**Given information**
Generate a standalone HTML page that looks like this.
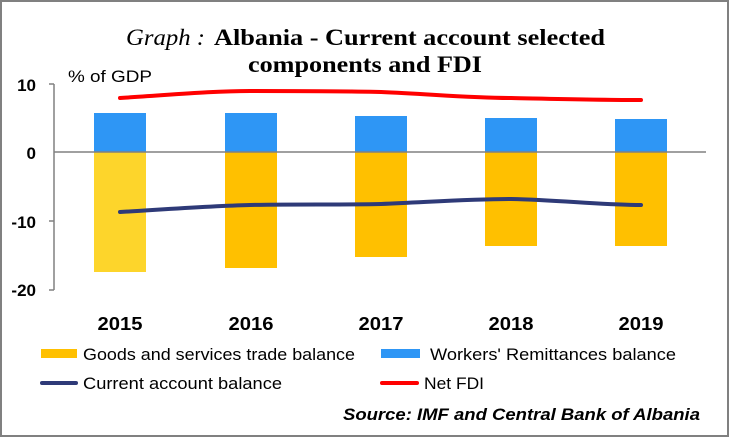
<!DOCTYPE html>
<html><head><meta charset="utf-8"><style>html,body{margin:0;padding:0;background:#fff}svg{display:block}</style></head><body>
<svg width="729" height="437" viewBox="0 0 729 437" xmlns="http://www.w3.org/2000/svg">
<rect x="1" y="1" width="727" height="435" fill="#fff" stroke="#808080" stroke-width="2"/>
<g font-family="Liberation Serif, serif" font-size="23" font-weight="bold" fill="#000">
<text x="126" y="45" font-style="italic" font-weight="normal" textLength="79" lengthAdjust="spacingAndGlyphs">Graph :</text>
<text x="214" y="45" textLength="391" lengthAdjust="spacingAndGlyphs">Albania - Current account selected</text>
<text x="248" y="72" textLength="234" lengthAdjust="spacingAndGlyphs">components and FDI</text>
</g>
<g font-family="Liberation Sans, sans-serif" font-size="17" font-weight="bold" fill="#000">
<text x="68" y="82" font-weight="normal" textLength="84" lengthAdjust="spacingAndGlyphs">% of GDP</text>
<text x="36" y="91" text-anchor="end">10</text>
<text x="36" y="159" text-anchor="end">0</text>
<text x="36" y="228" text-anchor="end">-10</text>
<text x="36" y="296" text-anchor="end">-20</text>
</g>
<line x1="54" y1="84" x2="54" y2="290" stroke="#808080" stroke-width="1.5"/>
<g stroke="#808080" stroke-width="1.5">
<line x1="49" y1="84" x2="54" y2="84"/><line x1="49" y1="221" x2="54" y2="221"/><line x1="49" y1="290" x2="54" y2="290"/>
</g>
<g fill="#2E96F5">
<rect x="94" y="113" width="52" height="39"/><rect x="225" y="113" width="52" height="39"/><rect x="355" y="116" width="52" height="36"/><rect x="485" y="118" width="52" height="34"/><rect x="615" y="119" width="52" height="33"/>
</g>
<rect x="94" y="152" width="52" height="120" fill="#FDD52B"/>
<g fill="#FFC000">
<rect x="225" y="152" width="52" height="116"/><rect x="355" y="152" width="52" height="105"/><rect x="485" y="152" width="52" height="94"/><rect x="615" y="152" width="52" height="94"/>
</g>
<line x1="54" y1="152" x2="706" y2="152" stroke="#808080" stroke-width="1.5"/>
<path d="M120,98 C170,95 210,91 250,91 C300,91 340,91 381,92 C430,94 470,98 511,98 C560,99 600,100 641,100" fill="none" stroke="#FF0000" stroke-width="4" stroke-linecap="round"/>
<path d="M120,212 C170,209 210,206 250,205 C300,204 340,205 381,204 C430,202 470,199 511,199 C560,200 600,205 641,205" fill="none" stroke="#2E3A78" stroke-width="4" stroke-linecap="round"/>
<g font-family="Liberation Sans, sans-serif" font-size="18" font-weight="bold" fill="#000" text-anchor="middle">
<text x="120" y="330" textLength="45" lengthAdjust="spacingAndGlyphs">2015</text>
<text x="251" y="330" textLength="45" lengthAdjust="spacingAndGlyphs">2016</text>
<text x="381" y="330" textLength="45" lengthAdjust="spacingAndGlyphs">2017</text>
<text x="511" y="330" textLength="45" lengthAdjust="spacingAndGlyphs">2018</text>
<text x="641" y="330" textLength="45" lengthAdjust="spacingAndGlyphs">2019</text>
</g>
<rect x="41" y="349" width="36" height="9" fill="#FFC000"/>
<rect x="381" y="349" width="39" height="9" fill="#2E96F5"/>
<line x1="42" y1="383" x2="76" y2="383" stroke="#2E3A78" stroke-width="4" stroke-linecap="round"/>
<line x1="382" y1="383" x2="417" y2="383" stroke="#FF0000" stroke-width="4" stroke-linecap="round"/>
<g font-family="Liberation Sans, sans-serif" font-size="17" fill="#000">
<text x="83" y="360" textLength="272" lengthAdjust="spacingAndGlyphs">Goods and services trade balance</text>
<text x="430" y="360" textLength="246" lengthAdjust="spacingAndGlyphs">Workers' Remittances balance</text>
<text x="83" y="389" textLength="199" lengthAdjust="spacingAndGlyphs">Current account balance</text>
<text x="424" y="389" textLength="60" lengthAdjust="spacingAndGlyphs">Net FDI</text>
<text x="343" y="420" font-style="italic" font-weight="bold" textLength="357" lengthAdjust="spacingAndGlyphs">Source: IMF and Central Bank of Albania</text>
</g>
</svg>
</body></html>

**Prompt**
Leave out the pictures and restate everything else word for word.

**Problem solution**
Generate a standalone HTML page that looks like this.
<!DOCTYPE html>
<html><head><meta charset="utf-8"><style>html,body{margin:0;padding:0;background:#fff}svg{display:block}</style></head><body>
<svg width="729" height="437" viewBox="0 0 729 437" xmlns="http://www.w3.org/2000/svg">
<rect x="1" y="1" width="727" height="435" fill="#fff" stroke="#808080" stroke-width="2"/>
<g font-family="Liberation Serif, serif" font-size="23" font-weight="bold" fill="#000">
<text x="126" y="45" font-style="italic" font-weight="normal" textLength="79" lengthAdjust="spacingAndGlyphs">Graph :</text>
<text x="214" y="45" textLength="391" lengthAdjust="spacingAndGlyphs">Albania - Current account selected</text>
<text x="248" y="72" textLength="234" lengthAdjust="spacingAndGlyphs">components and FDI</text>
</g>
<g font-family="Liberation Sans, sans-serif" font-size="17" font-weight="bold" fill="#000">
<text x="68" y="82" font-weight="normal" textLength="84" lengthAdjust="spacingAndGlyphs">% of GDP</text>
<text x="36" y="91" text-anchor="end">10</text>
<text x="36" y="159" text-anchor="end">0</text>
<text x="36" y="228" text-anchor="end">-10</text>
<text x="36" y="296" text-anchor="end">-20</text>
</g>
<line x1="54" y1="84" x2="54" y2="290" stroke="#808080" stroke-width="1.5"/>
<g stroke="#808080" stroke-width="1.5">
<line x1="49" y1="84" x2="54" y2="84"/><line x1="49" y1="221" x2="54" y2="221"/><line x1="49" y1="290" x2="54" y2="290"/>
</g>
<g fill="#2E96F5">
<rect x="94" y="113" width="52" height="39"/><rect x="225" y="113" width="52" height="39"/><rect x="355" y="116" width="52" height="36"/><rect x="485" y="118" width="52" height="34"/><rect x="615" y="119" width="52" height="33"/>
</g>
<rect x="94" y="152" width="52" height="120" fill="#FDD52B"/>
<g fill="#FFC000">
<rect x="225" y="152" width="52" height="116"/><rect x="355" y="152" width="52" height="105"/><rect x="485" y="152" width="52" height="94"/><rect x="615" y="152" width="52" height="94"/>
</g>
<line x1="54" y1="152" x2="706" y2="152" stroke="#808080" stroke-width="1.5"/>
<path d="M120,98 C170,95 210,91 250,91 C300,91 340,91 381,92 C430,94 470,98 511,98 C560,99 600,100 641,100" fill="none" stroke="#FF0000" stroke-width="4" stroke-linecap="round"/>
<path d="M120,212 C170,209 210,206 250,205 C300,204 340,205 381,204 C430,202 470,199 511,199 C560,200 600,205 641,205" fill="none" stroke="#2E3A78" stroke-width="4" stroke-linecap="round"/>
<g font-family="Liberation Sans, sans-serif" font-size="18" font-weight="bold" fill="#000" text-anchor="middle">
<text x="120" y="330" textLength="45" lengthAdjust="spacingAndGlyphs">2015</text>
<text x="251" y="330" textLength="45" lengthAdjust="spacingAndGlyphs">2016</text>
<text x="381" y="330" textLength="45" lengthAdjust="spacingAndGlyphs">2017</text>
<text x="511" y="330" textLength="45" lengthAdjust="spacingAndGlyphs">2018</text>
<text x="641" y="330" textLength="45" lengthAdjust="spacingAndGlyphs">2019</text>
</g>
<rect x="41" y="349" width="36" height="9" fill="#FFC000"/>
<rect x="381" y="349" width="39" height="9" fill="#2E96F5"/>
<line x1="42" y1="383" x2="76" y2="383" stroke="#2E3A78" stroke-width="4" stroke-linecap="round"/>
<line x1="382" y1="383" x2="417" y2="383" stroke="#FF0000" stroke-width="4" stroke-linecap="round"/>
<g font-family="Liberation Sans, sans-serif" font-size="17" fill="#000">
<text x="83" y="360" textLength="272" lengthAdjust="spacingAndGlyphs">Goods and services trade balance</text>
<text x="430" y="360" textLength="246" lengthAdjust="spacingAndGlyphs">Workers' Remittances balance</text>
<text x="83" y="389" textLength="199" lengthAdjust="spacingAndGlyphs">Current account balance</text>
<text x="424" y="389" textLength="60" lengthAdjust="spacingAndGlyphs">Net FDI</text>
<text x="343" y="420" font-style="italic" font-weight="bold" textLength="357" lengthAdjust="spacingAndGlyphs">Source: IMF and Central Bank of Albania</text>
</g>
</svg>
</body></html>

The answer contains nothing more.